Set down the data below from its first line to the line holding "(rootjoin) |- (\c.west);", inclusive; omit all pictures.

— begin SOURCE MATERIAL —

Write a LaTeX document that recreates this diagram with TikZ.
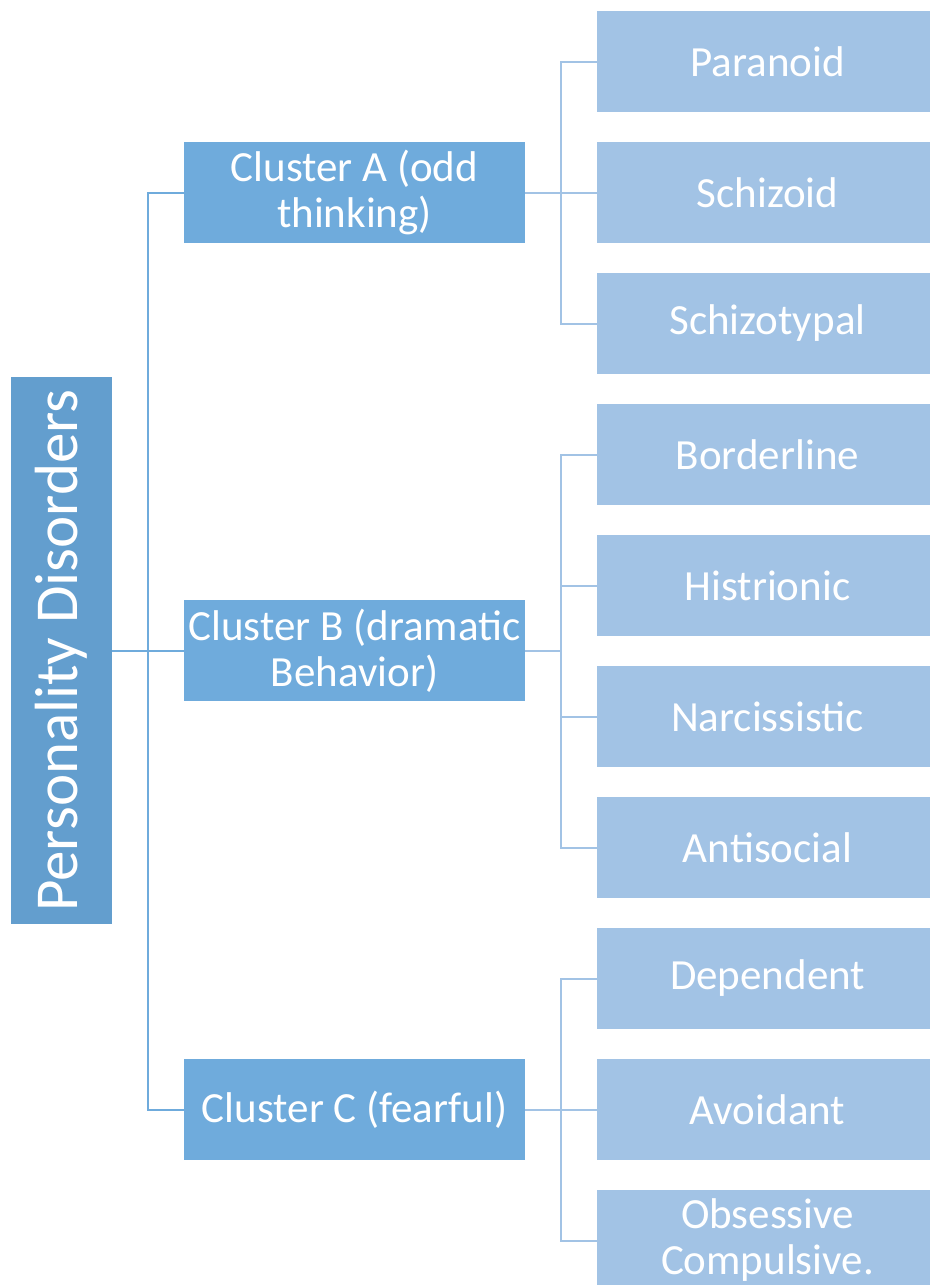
\documentclass[tikz,border=0pt]{standalone}
\usepackage{fontspec}
\setmainfont{Carlito}
\usetikzlibrary{positioning}
\definecolor{rootblue}{HTML}{639ECE}
\definecolor{midblue}{HTML}{6FABDC}
\definecolor{leafblue}{HTML}{A2C3E5}

\begin{document}
\begin{tikzpicture}[
    x=1pt, y=-1pt,
    node distance=30pt,
    rootbox/.style={rectangle, fill=rootblue, text=white, rotate=90, minimum width=547pt, minimum height=101pt, inner sep=0pt, outer sep=0pt, font=\fontsize{61}{68}\selectfont},
    clusterbox/.style={rectangle, fill=midblue, text=white, minimum width=341pt, minimum height=101pt, inner sep=0pt, outer sep=0pt, align=center, font=\fontsize{43}{46}\selectfont},
    leafbox/.style={rectangle, fill=leafblue, text=white, minimum width=341pt, minimum height=101pt, inner sep=0pt, outer sep=0pt, align=center, font=\fontsize{43}{46}\selectfont},
    trunk/.style={draw=midblue, line width=2pt},
    twig/.style={draw=leafblue, line width=2pt}
]
\useasboundingbox (0,0) rectangle (929,1285);

% root and clusters
\node[rootbox] (root) at (61.5,650.5) {Personality Disorders};
\node[clusterbox] (clusterA) at (354.5,192.5) {Cluster A (odd\\thinking)};
\node[clusterbox] (clusterB) at (354.5,650.5) {Cluster B (dramatic\\Behavior)};
\node[clusterbox] (clusterC) at (354.5,1109.5) {Cluster C (fearful)};

% disorders
\node[leafbox] (paranoid) at (767.5,61.5) {Paranoid};
\node[leafbox, below=of paranoid] (schizoid) {Schizoid};
\node[leafbox, below=of schizoid] (schizotypal) {Schizotypal};
\node[leafbox, below=of schizotypal] (borderline) {Borderline};
\node[leafbox, below=of borderline] (histrionic) {Histrionic};
\node[leafbox, below=of histrionic] (narcissistic) {Narcissistic};
\node[leafbox, below=of narcissistic] (antisocial) {Antisocial};
\node[leafbox, below=of antisocial] (dependent) {Dependent};
\node[leafbox, below=of dependent] (avoidant) {Avoidant};
\node[leafbox, below=of avoidant] (obsessive) {Obsessive\\Compulsive.};

% connectors
\draw[trunk] (root.south) -- ++(36,0) coordinate (rootjoin);
\foreach \c in {clusterA,clusterB,clusterC}
  \draw[trunk] (rootjoin) |- (\c.west);

\draw[twig] (clusterA.east) -- ++(36,0) coordinate (joinA);
\foreach \d in {paranoid,schizoid,schizotypal}
  \draw[twig] (joinA) |- (\d.west);

\draw[twig] (clusterB.east) -- ++(36,0) coordinate (joinB);
\foreach \d in {borderline,histrionic,narcissistic,antisocial}
  \draw[twig] (joinB) |- (\d.west);

\draw[twig] (clusterC.east) -- ++(36,0) coordinate (joinC);
\foreach \d in {dependent,avoidant,obsessive}
  \draw[twig] (joinC) |- (\d.west);

\end{tikzpicture}
\end{document}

— end SOURCE MATERIAL —

ANSWER FOR THE TASK:
Write a LaTeX document that recreates this diagram with TikZ.
\documentclass[tikz,border=0pt]{standalone}
\usepackage{fontspec}
\setmainfont{Carlito}
\usetikzlibrary{positioning}
\definecolor{rootblue}{HTML}{639ECE}
\definecolor{midblue}{HTML}{6FABDC}
\definecolor{leafblue}{HTML}{A2C3E5}

\begin{document}
\begin{tikzpicture}[
    x=1pt, y=-1pt,
    node distance=30pt,
    rootbox/.style={rectangle, fill=rootblue, text=white, rotate=90, minimum width=547pt, minimum height=101pt, inner sep=0pt, outer sep=0pt, font=\fontsize{61}{68}\selectfont},
    clusterbox/.style={rectangle, fill=midblue, text=white, minimum width=341pt, minimum height=101pt, inner sep=0pt, outer sep=0pt, align=center, font=\fontsize{43}{46}\selectfont},
    leafbox/.style={rectangle, fill=leafblue, text=white, minimum width=341pt, minimum height=101pt, inner sep=0pt, outer sep=0pt, align=center, font=\fontsize{43}{46}\selectfont},
    trunk/.style={draw=midblue, line width=2pt},
    twig/.style={draw=leafblue, line width=2pt}
]
\useasboundingbox (0,0) rectangle (929,1285);

% root and clusters
\node[rootbox] (root) at (61.5,650.5) {Personality Disorders};
\node[clusterbox] (clusterA) at (354.5,192.5) {Cluster A (odd\\thinking)};
\node[clusterbox] (clusterB) at (354.5,650.5) {Cluster B (dramatic\\Behavior)};
\node[clusterbox] (clusterC) at (354.5,1109.5) {Cluster C (fearful)};

% disorders
\node[leafbox] (paranoid) at (767.5,61.5) {Paranoid};
\node[leafbox, below=of paranoid] (schizoid) {Schizoid};
\node[leafbox, below=of schizoid] (schizotypal) {Schizotypal};
\node[leafbox, below=of schizotypal] (borderline) {Borderline};
\node[leafbox, below=of borderline] (histrionic) {Histrionic};
\node[leafbox, below=of histrionic] (narcissistic) {Narcissistic};
\node[leafbox, below=of narcissistic] (antisocial) {Antisocial};
\node[leafbox, below=of antisocial] (dependent) {Dependent};
\node[leafbox, below=of dependent] (avoidant) {Avoidant};
\node[leafbox, below=of avoidant] (obsessive) {Obsessive\\Compulsive.};

% connectors
\draw[trunk] (root.south) -- ++(36,0) coordinate (rootjoin);
\foreach \c in {clusterA,clusterB,clusterC}
  \draw[trunk] (rootjoin) |- (\c.west);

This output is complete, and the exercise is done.